Annette Melgosa served for nine years at Adventist International Institute of Advanced Studies, (AIIAS) a school of graduate studies in the Philippines offering degrees in religion, education, health and business. Church leaders come to the institute from around the world to receive training from professors from around the world.
"At AIIAS, diversity is celebrated," says Melgosa. "Students and professors learn and share together their vision of service."
One day in class, Melgosa asked her students to contextualize the media they were learning to use. Students came from a wide range of cultures and socio-economic levels. Each had a story to share.
One student from a remote village with no electricity could not see how technology fit into that reality. Another suggested a technique used by missionaries elsewhere to produce hydro-electricity from a village stream. Still another suggested soliciting donations for a small generator. And one student challenged the first to identify local resources that could be used to enhance teaching.
"What a humbling experience it is to be allowed in some small way to touch students and thereby touch the vast reaches of God's work," Melgosa reflects. "Even out to the most remote village."
Zdravko Stefanovic and his wife, Bozana, arrived in the Philippines in April 1987. Both had accepted jobs working at the institute.
"Contrary to widespread notions, the Philippines is not a poor country," explains Stefanovic. "It is rich in natural resources and has many people who, when given a chance, are willing to work hard." As an example, he presents Lamberto, the school's enthusiastic unofficial gardener.

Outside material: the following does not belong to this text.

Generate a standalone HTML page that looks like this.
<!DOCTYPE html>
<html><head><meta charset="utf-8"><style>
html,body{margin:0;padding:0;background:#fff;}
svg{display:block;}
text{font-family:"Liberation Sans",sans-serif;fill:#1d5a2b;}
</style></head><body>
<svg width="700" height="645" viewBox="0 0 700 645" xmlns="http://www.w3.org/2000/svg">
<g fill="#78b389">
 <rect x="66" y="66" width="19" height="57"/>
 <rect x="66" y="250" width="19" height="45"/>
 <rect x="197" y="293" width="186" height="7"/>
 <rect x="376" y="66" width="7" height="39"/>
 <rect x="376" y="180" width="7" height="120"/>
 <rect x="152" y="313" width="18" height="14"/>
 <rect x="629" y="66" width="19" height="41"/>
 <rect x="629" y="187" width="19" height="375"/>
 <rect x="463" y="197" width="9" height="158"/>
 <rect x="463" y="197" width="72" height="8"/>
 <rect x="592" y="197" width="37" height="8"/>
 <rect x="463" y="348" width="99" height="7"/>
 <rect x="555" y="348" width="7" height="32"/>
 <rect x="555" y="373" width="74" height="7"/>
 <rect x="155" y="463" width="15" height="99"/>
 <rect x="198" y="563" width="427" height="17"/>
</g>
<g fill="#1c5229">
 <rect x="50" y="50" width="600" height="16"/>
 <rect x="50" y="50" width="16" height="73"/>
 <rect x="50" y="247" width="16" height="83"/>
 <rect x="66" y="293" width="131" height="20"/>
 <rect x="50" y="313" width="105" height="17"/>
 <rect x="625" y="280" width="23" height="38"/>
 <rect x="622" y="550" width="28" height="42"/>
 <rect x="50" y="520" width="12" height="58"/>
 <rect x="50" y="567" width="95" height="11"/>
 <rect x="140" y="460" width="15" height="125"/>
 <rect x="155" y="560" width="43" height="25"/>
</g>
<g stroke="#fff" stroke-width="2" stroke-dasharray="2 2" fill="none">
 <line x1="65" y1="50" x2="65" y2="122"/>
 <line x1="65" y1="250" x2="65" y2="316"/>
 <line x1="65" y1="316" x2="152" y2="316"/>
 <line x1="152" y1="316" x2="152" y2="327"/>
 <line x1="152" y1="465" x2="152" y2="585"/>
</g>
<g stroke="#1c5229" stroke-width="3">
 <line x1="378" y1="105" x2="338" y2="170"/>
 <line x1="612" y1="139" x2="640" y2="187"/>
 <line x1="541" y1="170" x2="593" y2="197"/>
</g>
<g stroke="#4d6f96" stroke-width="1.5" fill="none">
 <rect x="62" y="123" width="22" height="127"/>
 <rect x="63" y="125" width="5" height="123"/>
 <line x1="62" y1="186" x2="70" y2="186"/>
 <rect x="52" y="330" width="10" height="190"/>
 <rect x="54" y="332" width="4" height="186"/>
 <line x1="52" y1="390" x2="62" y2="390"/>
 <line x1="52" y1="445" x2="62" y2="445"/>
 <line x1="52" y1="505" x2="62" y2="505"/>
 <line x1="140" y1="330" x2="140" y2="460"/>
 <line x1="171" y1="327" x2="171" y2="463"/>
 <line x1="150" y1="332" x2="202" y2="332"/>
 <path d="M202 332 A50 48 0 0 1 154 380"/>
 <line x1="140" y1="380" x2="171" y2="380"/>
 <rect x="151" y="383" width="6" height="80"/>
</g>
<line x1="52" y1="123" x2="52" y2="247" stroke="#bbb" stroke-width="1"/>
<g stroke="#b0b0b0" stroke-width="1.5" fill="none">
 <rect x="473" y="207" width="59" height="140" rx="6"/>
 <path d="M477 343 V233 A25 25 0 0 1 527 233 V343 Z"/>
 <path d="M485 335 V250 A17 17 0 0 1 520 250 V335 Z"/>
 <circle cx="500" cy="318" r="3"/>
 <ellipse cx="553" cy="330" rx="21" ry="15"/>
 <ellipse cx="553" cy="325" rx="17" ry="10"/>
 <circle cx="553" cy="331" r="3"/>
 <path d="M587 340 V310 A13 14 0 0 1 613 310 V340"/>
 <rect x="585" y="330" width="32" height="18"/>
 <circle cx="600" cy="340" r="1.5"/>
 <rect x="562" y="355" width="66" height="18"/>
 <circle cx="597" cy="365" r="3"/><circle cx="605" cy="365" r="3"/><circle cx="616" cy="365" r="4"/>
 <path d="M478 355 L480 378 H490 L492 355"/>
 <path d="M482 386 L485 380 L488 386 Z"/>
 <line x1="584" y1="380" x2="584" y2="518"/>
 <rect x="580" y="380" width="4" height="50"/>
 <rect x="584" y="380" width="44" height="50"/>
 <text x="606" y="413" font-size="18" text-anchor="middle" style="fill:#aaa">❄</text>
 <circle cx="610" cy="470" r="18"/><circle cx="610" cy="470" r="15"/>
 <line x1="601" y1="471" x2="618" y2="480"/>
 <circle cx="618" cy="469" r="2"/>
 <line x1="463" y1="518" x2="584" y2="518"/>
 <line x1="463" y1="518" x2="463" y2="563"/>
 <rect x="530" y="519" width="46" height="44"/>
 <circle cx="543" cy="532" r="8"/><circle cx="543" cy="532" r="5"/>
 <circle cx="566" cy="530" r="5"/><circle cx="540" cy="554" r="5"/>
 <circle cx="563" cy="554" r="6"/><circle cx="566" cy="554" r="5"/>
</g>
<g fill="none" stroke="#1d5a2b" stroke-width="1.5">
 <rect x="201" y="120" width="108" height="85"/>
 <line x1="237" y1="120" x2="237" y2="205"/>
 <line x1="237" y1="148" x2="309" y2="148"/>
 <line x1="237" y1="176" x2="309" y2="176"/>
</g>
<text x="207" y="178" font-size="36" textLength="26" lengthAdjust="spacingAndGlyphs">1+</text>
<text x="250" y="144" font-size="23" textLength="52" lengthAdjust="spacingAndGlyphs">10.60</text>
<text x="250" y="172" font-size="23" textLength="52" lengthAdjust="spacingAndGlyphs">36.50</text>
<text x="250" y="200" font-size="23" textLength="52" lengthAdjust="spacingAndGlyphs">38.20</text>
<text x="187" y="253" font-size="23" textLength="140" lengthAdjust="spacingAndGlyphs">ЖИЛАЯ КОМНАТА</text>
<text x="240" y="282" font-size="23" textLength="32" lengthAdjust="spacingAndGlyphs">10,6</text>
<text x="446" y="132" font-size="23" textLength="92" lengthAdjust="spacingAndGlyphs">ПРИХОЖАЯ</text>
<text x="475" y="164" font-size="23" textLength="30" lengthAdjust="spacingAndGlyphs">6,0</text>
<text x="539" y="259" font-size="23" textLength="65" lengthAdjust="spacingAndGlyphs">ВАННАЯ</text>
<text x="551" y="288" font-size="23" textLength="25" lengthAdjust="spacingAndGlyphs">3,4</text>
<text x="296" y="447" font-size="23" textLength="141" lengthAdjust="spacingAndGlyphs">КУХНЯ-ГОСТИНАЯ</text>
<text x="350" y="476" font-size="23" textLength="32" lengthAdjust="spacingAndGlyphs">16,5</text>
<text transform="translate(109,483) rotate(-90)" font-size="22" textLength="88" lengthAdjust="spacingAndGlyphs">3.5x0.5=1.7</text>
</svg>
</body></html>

His appearance caught most people's attention. Both legs below the knees and the tips of his fingers had been amputated. The only way Lamberto could move was to take the sitting position, press his hands to the ground, and lift his body and push it forward.

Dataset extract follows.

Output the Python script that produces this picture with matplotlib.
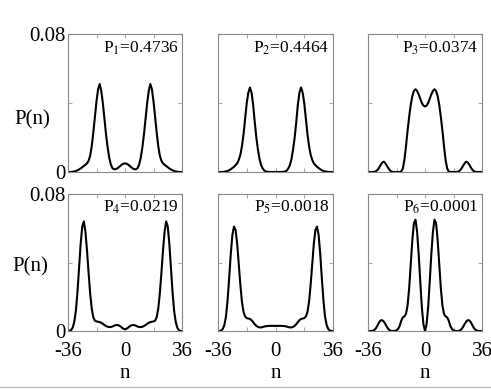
import numpy as np
import matplotlib
matplotlib.use("Agg")
import matplotlib.pyplot as plt
from matplotlib.lines import Line2D

plt.rcParams['font.family'] = ['Liberation Serif', 'DejaVu Serif']
plt.rcParams['mathtext.fontset'] = 'stix'

n = np.arange(-36, 37)

# P(n) values, in units of 1e-3, for n = -36, -35, ..., 36
p1 = [0, 0, 0.05, 0.15, 0.3, 0.6, 1.0, 1.5, 2.1, 2.8, 3.5, 4.2, 5, 6.5, 9.5, 15, 23, 32, 41, 48,
      51, 47, 40, 31, 22, 14.5, 8.5, 4.5, 2.3, 1.6, 1.6, 2.0, 2.7, 3.5, 4.3, 4.8,
      5,
      4.8, 4.3, 3.5, 2.7, 2.0, 1.6, 1.6, 2.3, 4.5, 8.5, 14.5, 22, 31, 40, 47, 51, 48, 41, 32,
      23, 15, 9.5, 6.5, 5, 4.2, 3.5, 2.8, 2.1, 1.5, 1.0, 0.6, 0.3, 0.15, 0.05, 0, 0]
p2 = [0, 0, 0, 0.05, 0.15, 0.3, 0.6, 1, 1.6, 2.3, 3, 4, 5, 7, 10, 15, 22, 31, 40, 46,
      49, 46, 39, 29, 20, 13, 7.5, 4, 2, 0.8, 0.3, 0.1, 0.05, 0, 0, 0,
      0,
      0, 0, 0, 0.05, 0.1, 0.3, 0.8, 2, 4, 7.5, 13, 20, 29, 39, 46, 49, 46, 40, 31,
      22, 15, 10, 7, 5, 4, 3, 2.3, 1.6, 1, 0.6, 0.3, 0.15, 0.05, 0, 0, 0]
p3 = [0, 0, 0, 0, 0.1, 0.4, 1.2, 2.5, 4.2, 5.5, 6, 5, 3.5, 2, 0.8, 0.2, 0, 0, 0, 0,
      0, 0.3, 2, 7, 15, 24, 32, 39, 44, 47, 48, 47, 45, 42.5, 40, 38.5,
      38,
      38.5, 40, 42.5, 45, 47, 48, 47, 44, 39, 32, 24, 15, 7, 2, 0.3, 0, 0, 0, 0,
      0, 0.2, 0.8, 2, 3.5, 5, 6, 5.5, 4.2, 2.5, 1.2, 0.4, 0.1, 0, 0, 0, 0]
p4 = [0, 0.1, 0.6, 2, 5.5, 12, 23, 37, 51, 61, 64, 58, 47, 34, 22, 13, 8, 6, 5.6, 5.4,
      5.2, 4.8, 4.2, 3.5, 2.9, 2.5, 2.3, 2.3, 2.6, 3, 3.4, 3.5, 3.3, 2.8, 2, 1.3,
      1,
      1.3, 2, 2.8, 3.3, 3.5, 3.4, 3, 2.6, 2.3, 2.3, 2.5, 2.9, 3.5, 4.2, 4.8, 5.2, 5.4, 5.6, 6,
      8, 13, 22, 34, 47, 58, 64, 61, 51, 37, 23, 12, 5.5, 2, 0.6, 0.1, 0]
p5 = [0, 0, 0.3, 1.2, 3.5, 8.5, 18, 31, 45, 56, 61, 59, 51, 39, 27, 17, 11, 8.5, 7.5, 7.3,
      7, 6.3, 5.2, 4, 3, 2.4, 2.1, 2.1, 2.3, 2.6, 2.8, 2.9, 3, 3, 3, 3,
      3,
      3, 3, 3, 3, 2.9, 2.8, 2.6, 2.3, 2.1, 2.1, 2.4, 3, 4, 5.2, 6.3, 7, 7.3, 7.5, 8.5,
      11, 17, 27, 39, 51, 59, 61, 56, 45, 31, 18, 8.5, 3.5, 1.2, 0.3, 0, 0]
p6 = [0, 0, 0, 0.15, 0.6, 1.6, 3.2, 5, 6.2, 6.3, 5.5, 4, 2.3, 1, 0.3, 0, 0, 0.1, 0.4, 1.2,
      3, 6, 8, 8.5, 10, 15, 25, 39, 53, 63, 65, 58, 45, 29, 14, 4,
      0,
      4, 14, 29, 45, 58, 65, 63, 53, 39, 25, 15, 10, 8.5, 8, 6, 3, 1.2, 0.4, 0.1,
      0, 0, 0.3, 1, 2.3, 4, 5.5, 6.3, 6.2, 5, 3.2, 1.6, 0.6, 0.15, 0, 0, 0]

curves = [p1, p2, p3, p4, p5, p6]
probs = ["0.4736", "0.4464", "0.0374", "0.0219", "0.0018", "0.0001"]

lefts = [68, 218, 368]
widths = [114, 115, 114]
tops = [34, 194]
heights = [138, 137]
W, H = 491, 389

fig = plt.figure(figsize=(4.91, 3.89), dpi=100)

for i, (p, prob) in enumerate(zip(curves, probs)):
    r, c = divmod(i, 3)
    rect = [lefts[c] / W, 1 - (tops[r] + heights[r]) / H, widths[c] / W, heights[r] / H]
    ax = fig.add_axes(rect)
    ax.plot(n, np.array(p) * 1e-3, color='black', lw=1.5)
    ax.set_xlim(-36, 36)
    ax.set_ylim(0, 0.08)
    ax.set_xticks([-36, -18, 0, 18, 36])
    ax.set_yticks([0, 0.04, 0.08])
    ax.tick_params(direction='in', length=3, color='#aaaaaa', top=True, right=True,
                   labelsize=15)
    ax.tick_params(axis='y', pad=2)
    ax.tick_params(axis='x', pad=8)
    for s in ax.spines.values():
        s.set_color('#888888')
        s.set_linewidth(0.8)
    if c == 0:
        ax.set_yticklabels(['0', '', '0.08'])
        ax.text(-0.31 if r == 0 else -0.33, 0.38 if r == 0 else 0.47, 'P(n)',
                transform=ax.transAxes, ha='center', va='center', fontsize=15)
    else:
        ax.set_yticklabels([])
    if r == 1:
        ax.set_xticklabels(['-36', '', '0', '', '36'])
        ax.set_xlabel('n', fontsize=15)
        ax.xaxis.set_label_coords(0.5, -0.24)
    else:
        ax.set_xticklabels([])
    ax.text(0.97, 0.9, 'P$_{%d}$=%s' % (i + 1, prob), transform=ax.transAxes,
            ha='right', va='center', fontsize=12.5)

fig.add_artist(Line2D([0, 1], [1 - 387 / H, 1 - 387 / H], color='#bbbbbb', lw=1))

fig.savefig("out.png", dpi=100)
plt.close(fig)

Lamberto kept a positive attitude in spite of his situation, saying, "I am crippled, but I am not a beggar. I will work for my food."
Lamberto's daily work began early and ended in the full heat of a tropical day. The only favors he ever asked were a chance to work in the Stefanovics' garden and plastic bags to sit on while working during the very long, wet rainy season.
A few years ago, Lamberto was hit by a vehicle whose driver had lost control. He died of his injuries.
"Lamberto lives no longer, except in our hearts and memories," says Stefanovic, "yet his words still ring in my ears: ‘I am crippled, but I am not a beggar. Give me a chance and I will work for my food.' Lamberto is an inspiration to me still."